··· Dataset section ···
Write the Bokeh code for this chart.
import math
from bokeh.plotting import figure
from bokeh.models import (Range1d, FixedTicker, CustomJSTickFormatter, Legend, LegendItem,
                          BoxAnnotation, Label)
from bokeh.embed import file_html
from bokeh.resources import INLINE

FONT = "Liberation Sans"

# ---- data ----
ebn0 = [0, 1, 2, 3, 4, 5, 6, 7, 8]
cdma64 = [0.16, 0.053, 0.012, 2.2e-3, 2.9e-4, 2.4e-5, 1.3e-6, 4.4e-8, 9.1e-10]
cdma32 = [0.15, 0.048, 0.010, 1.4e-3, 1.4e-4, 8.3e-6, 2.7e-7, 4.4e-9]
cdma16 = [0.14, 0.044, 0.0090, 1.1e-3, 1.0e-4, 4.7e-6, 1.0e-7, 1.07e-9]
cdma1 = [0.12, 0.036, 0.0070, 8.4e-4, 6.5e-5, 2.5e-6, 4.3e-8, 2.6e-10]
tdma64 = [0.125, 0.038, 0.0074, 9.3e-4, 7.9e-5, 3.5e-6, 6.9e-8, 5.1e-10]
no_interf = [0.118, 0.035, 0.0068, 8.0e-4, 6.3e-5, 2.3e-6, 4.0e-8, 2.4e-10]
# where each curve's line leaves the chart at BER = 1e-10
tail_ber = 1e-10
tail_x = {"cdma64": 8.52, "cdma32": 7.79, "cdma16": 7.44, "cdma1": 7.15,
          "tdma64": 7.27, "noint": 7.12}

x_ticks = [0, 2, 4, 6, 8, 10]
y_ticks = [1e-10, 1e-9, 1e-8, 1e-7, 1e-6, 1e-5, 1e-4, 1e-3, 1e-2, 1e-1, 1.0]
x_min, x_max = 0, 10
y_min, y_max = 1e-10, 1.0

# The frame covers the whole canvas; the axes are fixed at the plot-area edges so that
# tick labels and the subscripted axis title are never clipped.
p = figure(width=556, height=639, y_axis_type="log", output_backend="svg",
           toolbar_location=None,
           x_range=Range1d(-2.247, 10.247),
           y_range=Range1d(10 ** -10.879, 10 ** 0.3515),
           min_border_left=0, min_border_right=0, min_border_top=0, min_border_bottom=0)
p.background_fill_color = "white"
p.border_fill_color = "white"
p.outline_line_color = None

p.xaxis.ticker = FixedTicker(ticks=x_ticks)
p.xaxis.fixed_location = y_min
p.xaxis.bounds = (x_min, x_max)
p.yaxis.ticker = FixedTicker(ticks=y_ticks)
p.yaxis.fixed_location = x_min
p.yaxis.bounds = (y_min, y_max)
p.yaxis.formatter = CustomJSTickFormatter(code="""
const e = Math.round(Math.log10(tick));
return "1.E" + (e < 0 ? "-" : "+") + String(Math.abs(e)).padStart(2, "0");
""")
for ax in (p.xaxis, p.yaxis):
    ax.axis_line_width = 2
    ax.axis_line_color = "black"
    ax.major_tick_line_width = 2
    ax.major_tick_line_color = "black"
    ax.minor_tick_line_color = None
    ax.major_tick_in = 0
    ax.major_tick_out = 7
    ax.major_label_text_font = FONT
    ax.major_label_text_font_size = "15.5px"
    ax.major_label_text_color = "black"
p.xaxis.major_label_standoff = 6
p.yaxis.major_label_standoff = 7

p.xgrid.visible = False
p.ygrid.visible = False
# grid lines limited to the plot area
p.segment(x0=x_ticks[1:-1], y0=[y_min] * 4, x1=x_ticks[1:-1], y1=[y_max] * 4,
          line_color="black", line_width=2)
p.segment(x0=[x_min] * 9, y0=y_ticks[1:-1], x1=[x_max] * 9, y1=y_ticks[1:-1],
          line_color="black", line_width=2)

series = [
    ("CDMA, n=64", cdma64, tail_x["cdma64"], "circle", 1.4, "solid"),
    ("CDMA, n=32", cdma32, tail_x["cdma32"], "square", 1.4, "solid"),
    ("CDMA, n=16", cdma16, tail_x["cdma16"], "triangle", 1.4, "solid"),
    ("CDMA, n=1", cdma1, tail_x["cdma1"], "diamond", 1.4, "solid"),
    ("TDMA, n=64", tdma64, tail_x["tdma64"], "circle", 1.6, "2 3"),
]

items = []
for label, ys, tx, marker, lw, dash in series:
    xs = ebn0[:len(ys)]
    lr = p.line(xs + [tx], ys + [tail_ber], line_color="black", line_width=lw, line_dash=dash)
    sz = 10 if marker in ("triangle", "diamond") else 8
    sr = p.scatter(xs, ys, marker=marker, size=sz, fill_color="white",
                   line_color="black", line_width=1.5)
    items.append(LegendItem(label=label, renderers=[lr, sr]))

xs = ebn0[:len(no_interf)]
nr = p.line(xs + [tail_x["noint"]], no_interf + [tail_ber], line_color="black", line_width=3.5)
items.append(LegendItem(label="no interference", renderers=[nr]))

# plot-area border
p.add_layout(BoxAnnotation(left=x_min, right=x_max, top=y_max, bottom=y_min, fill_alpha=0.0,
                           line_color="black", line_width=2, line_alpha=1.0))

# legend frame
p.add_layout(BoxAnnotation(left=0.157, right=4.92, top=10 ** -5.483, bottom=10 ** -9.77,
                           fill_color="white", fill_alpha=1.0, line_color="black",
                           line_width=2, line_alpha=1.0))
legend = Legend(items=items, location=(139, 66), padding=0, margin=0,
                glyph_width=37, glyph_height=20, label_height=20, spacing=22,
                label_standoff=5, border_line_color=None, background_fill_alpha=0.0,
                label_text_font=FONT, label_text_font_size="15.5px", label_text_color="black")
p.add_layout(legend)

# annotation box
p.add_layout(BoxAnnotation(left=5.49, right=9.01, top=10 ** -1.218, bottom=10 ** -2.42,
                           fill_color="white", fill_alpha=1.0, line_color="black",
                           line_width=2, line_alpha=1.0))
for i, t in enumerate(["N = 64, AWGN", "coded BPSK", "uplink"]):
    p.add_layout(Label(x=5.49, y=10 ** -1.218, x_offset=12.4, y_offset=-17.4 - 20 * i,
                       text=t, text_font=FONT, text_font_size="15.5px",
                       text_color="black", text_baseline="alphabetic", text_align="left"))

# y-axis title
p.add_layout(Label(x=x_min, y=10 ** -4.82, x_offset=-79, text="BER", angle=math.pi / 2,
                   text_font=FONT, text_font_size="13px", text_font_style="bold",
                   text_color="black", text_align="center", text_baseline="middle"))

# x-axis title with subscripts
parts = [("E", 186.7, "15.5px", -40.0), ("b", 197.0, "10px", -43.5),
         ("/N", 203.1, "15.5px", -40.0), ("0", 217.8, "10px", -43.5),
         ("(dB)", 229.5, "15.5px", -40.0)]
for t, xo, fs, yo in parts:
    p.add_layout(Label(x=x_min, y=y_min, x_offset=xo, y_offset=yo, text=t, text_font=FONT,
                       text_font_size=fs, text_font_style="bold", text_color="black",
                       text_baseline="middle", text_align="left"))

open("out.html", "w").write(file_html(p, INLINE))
···
• **Task instructions**: Return a word-for-word copy of the lines from the beginning of the listing to the line holding "y_min, y_max = 1e-10, 1.0", both kept.

• **Written answer**:
Write the Bokeh code for this chart.
import math
from bokeh.plotting import figure
from bokeh.models import (Range1d, FixedTicker, CustomJSTickFormatter, Legend, LegendItem,
                          BoxAnnotation, Label)
from bokeh.embed import file_html
from bokeh.resources import INLINE

FONT = "Liberation Sans"

# ---- data ----
ebn0 = [0, 1, 2, 3, 4, 5, 6, 7, 8]
cdma64 = [0.16, 0.053, 0.012, 2.2e-3, 2.9e-4, 2.4e-5, 1.3e-6, 4.4e-8, 9.1e-10]
cdma32 = [0.15, 0.048, 0.010, 1.4e-3, 1.4e-4, 8.3e-6, 2.7e-7, 4.4e-9]
cdma16 = [0.14, 0.044, 0.0090, 1.1e-3, 1.0e-4, 4.7e-6, 1.0e-7, 1.07e-9]
cdma1 = [0.12, 0.036, 0.0070, 8.4e-4, 6.5e-5, 2.5e-6, 4.3e-8, 2.6e-10]
tdma64 = [0.125, 0.038, 0.0074, 9.3e-4, 7.9e-5, 3.5e-6, 6.9e-8, 5.1e-10]
no_interf = [0.118, 0.035, 0.0068, 8.0e-4, 6.3e-5, 2.3e-6, 4.0e-8, 2.4e-10]
# where each curve's line leaves the chart at BER = 1e-10
tail_ber = 1e-10
tail_x = {"cdma64": 8.52, "cdma32": 7.79, "cdma16": 7.44, "cdma1": 7.15,
          "tdma64": 7.27, "noint": 7.12}

x_ticks = [0, 2, 4, 6, 8, 10]
y_ticks = [1e-10, 1e-9, 1e-8, 1e-7, 1e-6, 1e-5, 1e-4, 1e-3, 1e-2, 1e-1, 1.0]
x_min, x_max = 0, 10
y_min, y_max = 1e-10, 1.0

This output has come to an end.